What the task asks =>
Reproduce the listing below exactly, beginning with its first line and ending with the line that holds "(0,0) rectangle (23.08,-15.48);"; pictures are not part of the copy.
______________________________
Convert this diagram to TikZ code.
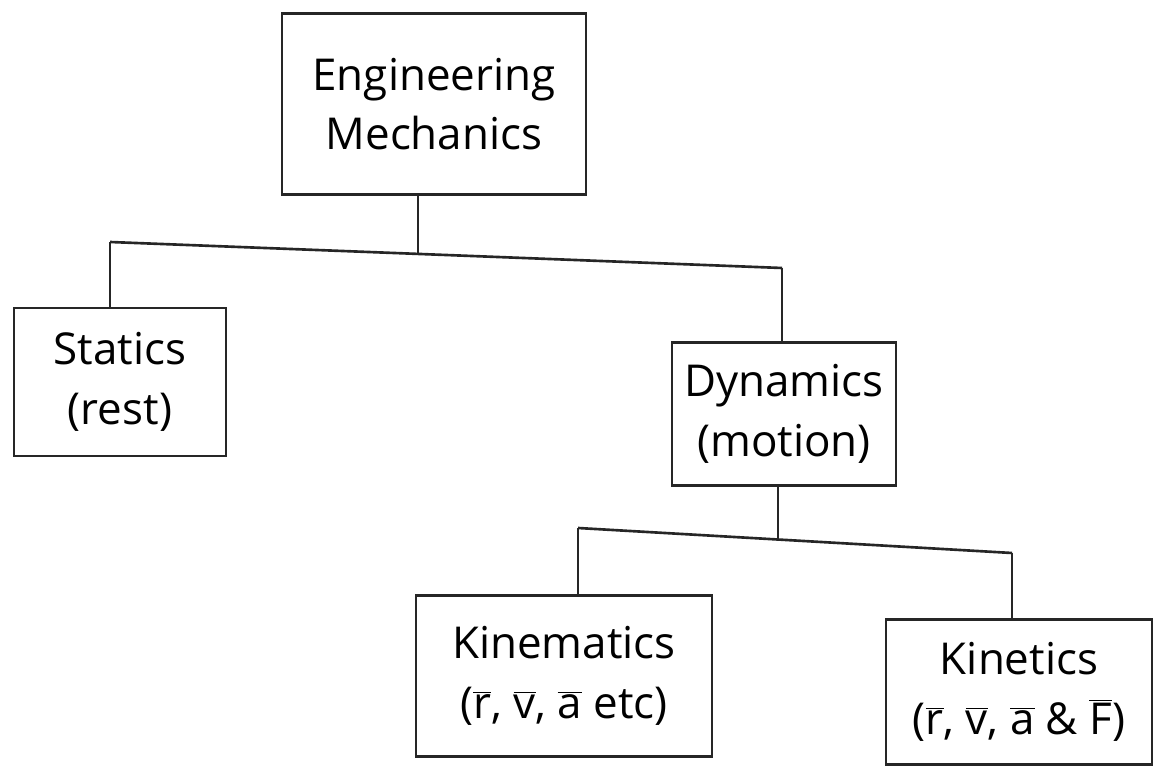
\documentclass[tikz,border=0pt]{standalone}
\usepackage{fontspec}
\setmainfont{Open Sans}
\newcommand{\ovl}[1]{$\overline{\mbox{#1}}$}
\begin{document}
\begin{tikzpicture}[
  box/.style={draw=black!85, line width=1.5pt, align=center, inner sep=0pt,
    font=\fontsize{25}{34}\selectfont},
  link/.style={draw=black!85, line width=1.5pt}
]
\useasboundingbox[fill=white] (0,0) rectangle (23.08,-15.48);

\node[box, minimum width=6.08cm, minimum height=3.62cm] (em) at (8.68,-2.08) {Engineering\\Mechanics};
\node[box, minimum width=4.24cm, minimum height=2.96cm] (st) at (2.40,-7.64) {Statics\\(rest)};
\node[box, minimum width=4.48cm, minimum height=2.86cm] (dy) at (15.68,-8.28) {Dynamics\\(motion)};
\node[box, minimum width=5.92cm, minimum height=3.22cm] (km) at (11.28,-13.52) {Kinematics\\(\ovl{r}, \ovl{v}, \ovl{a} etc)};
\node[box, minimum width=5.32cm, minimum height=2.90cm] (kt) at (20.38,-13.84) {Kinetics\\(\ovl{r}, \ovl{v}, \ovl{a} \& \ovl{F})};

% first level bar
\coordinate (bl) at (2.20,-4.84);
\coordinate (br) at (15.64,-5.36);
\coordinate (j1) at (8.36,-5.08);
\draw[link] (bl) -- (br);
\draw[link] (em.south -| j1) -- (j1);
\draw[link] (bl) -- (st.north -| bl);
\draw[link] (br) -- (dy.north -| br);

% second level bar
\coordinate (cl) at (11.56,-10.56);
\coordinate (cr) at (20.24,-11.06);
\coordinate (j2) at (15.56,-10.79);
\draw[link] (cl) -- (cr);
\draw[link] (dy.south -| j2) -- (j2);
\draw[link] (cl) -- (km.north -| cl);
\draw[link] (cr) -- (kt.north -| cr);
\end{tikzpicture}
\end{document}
______________________________
Answer =>
Convert this diagram to TikZ code.
\documentclass[tikz,border=0pt]{standalone}
\usepackage{fontspec}
\setmainfont{Open Sans}
\newcommand{\ovl}[1]{$\overline{\mbox{#1}}$}
\begin{document}
\begin{tikzpicture}[
  box/.style={draw=black!85, line width=1.5pt, align=center, inner sep=0pt,
    font=\fontsize{25}{34}\selectfont},
  link/.style={draw=black!85, line width=1.5pt}
]
\useasboundingbox[fill=white] (0,0) rectangle (23.08,-15.48);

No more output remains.